Hazlitt favors an ethic that seeks the long run general happiness and flourishing of all. Action, institutions, rules, principles, customs, ideals, and all the rest stand or fall according to the test of whether they permit people to live together peaceably to their mutual advantage. Critical here is an understanding of the core classical liberal claim that the interests of the individual and that of society in general are not antagonistic but wholly compatible and co-determinous.
In pushing for "rules-utilitarianism," Hazlitt is aware that he is adopting an ethic that is largely rejected in our time, even by the bulk of the liberal tradition. But he makes the strongest case possible, and you will certainly be challenged at every turn.
In addition, the writing style here is unequaled. It was written in 1964 after a lifetime of writing and thinking. He poured an enormous amount of effort into it, with the goal of completing and vindicating Mises's view of ethics, one which had not been taken up by any Misesians apart from Leland Yeager. Indeed, Yeager writes the foreword.
It is not necessary that you finally agree with Hazlitt's view to appreciate his defense of freedom and the market economy, which explains in great detail how the voluntary society benefits all its members, and how the market economy deserves to be regarded as a critical component of a flourishing civilization. His attacks on logical positivism, socialism, aestheticism, and egalitarianism are dazzling. This book will inspire, provoke, and educate.
Hazlitt personally regarded it as his most important lifetime contribution.

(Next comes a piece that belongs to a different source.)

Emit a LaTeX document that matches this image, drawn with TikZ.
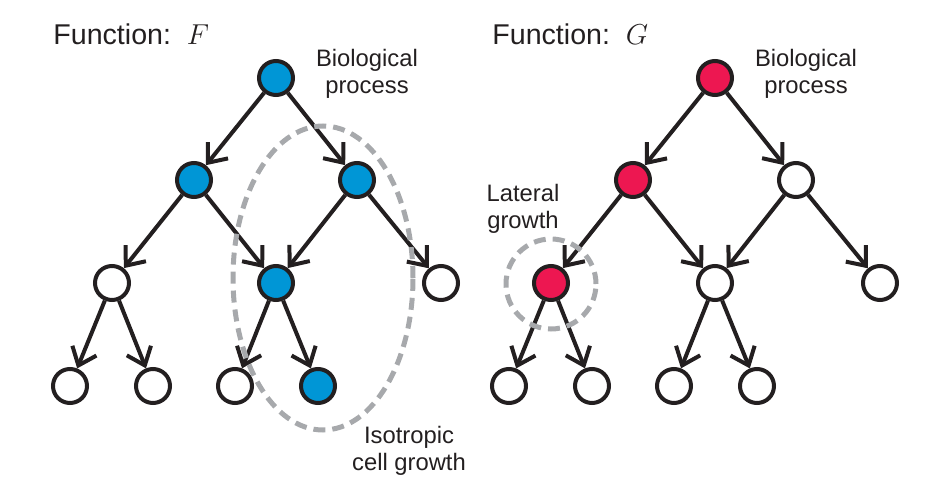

There are Austrians who advocate an ethics based on natural law and deductive rights, like Murray Rothbard. Then there are those who follow a pragmatic, utilitarian method. The Foundations of Morality is the outstanding culmination of the utilitarian tradition, eliminating the simplistic objections that have historically been made to it.
Hazlitt makes no reliance on abstract rights or religion, but rather starts with the principle that we each conceive, and seek the maximization of, our own happiness. He then shows moral rules as the outcome of an evolutionary process in a given society, and consent to such rules as being in each individual’s self-interest. While more famous ethicists like Rawls and Nozick ignore economic theory, the insights of Adam Smith, Mises and Hayek are thoroughly incorporated into Hazlitt’s work.
If you're frustrated by most moral theories because of either their economic ignorance or reliance on suspect abstractions, I highly recommend this work.